Elasticsearch(简称 ES)提供了多种预置的分词器(Analyzer),用于对文本进行分词处理。分词器通常由字符过滤器(Character Filters)、分词器(Tokenizer)和词元过滤器(Token Filters)组成。以下是一些常用的预置分词器及其示例:
1. Standard Analyzer(标准分词器)
- 默认分词器,适用于大多数语言。
- 处理步骤:
- 使用标准分词器(Standard Tokenizer)按空格和标点符号分词。
- 应用小写过滤器(Lowercase Token Filter)将词元转换为小写。
- 示例:
输出:POST _analyze { "analyzer": "standard", "text": "The 2 QUICK Brown-Foxes jumped over the lazy dog's bone." }
["the", "2", "quick", "brown", "foxes", "jumped", "over", "the", "lazy", "dog's", "bone"]
2. Simple Analyzer(简单分词器)
- 按非字母字符(如数字、标点符号)分词,并将词元转换为小写。
- 示例:
输出:POST _analyze { "analyzer": "simple", "text": "The 2 QUICK Brown-Foxes jumped over the lazy dog's bone." }
["the", "quick", "brown", "foxes", "jumped", "over", "the", "lazy", "dog", "s", "bone"]
3. Whitespace Analyzer(空格分词器)
- 仅按空格分词,不转换大小写,不处理标点符号。
- 示例:
输出:POST _analyze { "analyzer": "whitespace", "text": "The 2 QUICK Brown-Foxes jumped over the lazy dog's bone." }
["The", "2", "QUICK", "Brown-Foxes", "jumped", "over", "the", "lazy", "dog's", "bone."]
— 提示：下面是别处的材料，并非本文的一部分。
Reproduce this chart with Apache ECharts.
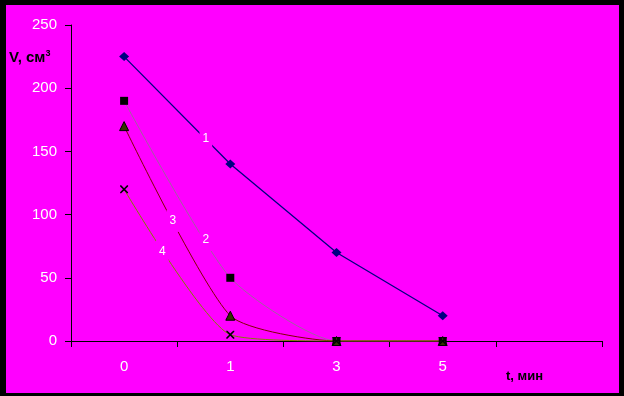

4. Keyword Analyzer(关键词分词器)
- 将整个文本作为一个单独的词元,不做任何分词处理。
- 示例:
输出:POST _analyze { "analyzer": "keyword", "text": "The 2 QUICK Brown-Foxes jumped over the lazy dog's bone." }
["The 2 QUICK Brown-Foxes jumped over the lazy dog's bone."]
5. Stop Analyzer(停用词分词器)
- 类似于简单分词器,但会过滤掉常见的停用词(如 “the”, “and”, “a” 等)。
- 示例:
输出:POST _analyze { "analyzer": "stop", "text": "The 2 QUICK Brown-Foxes jumped over the lazy dog's bone." }
["quick", "brown", "foxes", "jumped", "over", "lazy", "dog", "s", "bone"]
6. Pattern Analyzer(正则分词器)
- 使用正则表达式定义分词规则。
- 示例:
默认按非字母字符分词,并转换为小写:POST _analyze { "analyzer": "pattern", "text": "The 2 QUICK Brown-Foxes jumped over the lazy dog's bone." }
["the", "2", "quick", "brown", "foxes", "jumped", "over", "the", "lazy", "dog", "s", "bone"]
7. Language Analyzer(语言分词器)
- 针对特定语言优化,支持多种语言(如英语、中文、法语等)。
- 示例(英语):
输出:POST _analyze { "analyzer": "english", "text": "The 2 QUICK Brown-Foxes jumped over the lazy dog's bone." }
["2", "quick", "brown", "fox", "jump", "over", "lazi", "dog", "bone"]
8. ICU Analyzer(国际化分词器)
- 基于 ICU(International Components for Unicode)库,支持多语言分词。
- 示例:
输出:POST _analyze { "analyzer": "icu_analyzer", "text": "The 2 QUICK Brown-Foxes jumped over the lazy dog's bone." }
["the", "2", "quick", "brown", "foxes", "jumped", "over", "the", "lazy", "dog's", "bone"]
9. Fingerprint Analyzer(指纹分词器)
- 对文本进行分词、去重、排序,并生成唯一的“指纹”。
- 示例:
输出:POST _analyze { "analyzer": "fingerprint", "text": "The 2 QUICK Brown-Foxes jumped over the lazy dog's bone." }
["2", "bone", "brown", "dog", "foxes", "jumped", "lazy", "over", "quick", "the"]
总结
Elasticsearch 的预置分词器适用于不同的场景,开发者可以根据需求选择合适的分析器,或者自定义分词器以满足特定需求。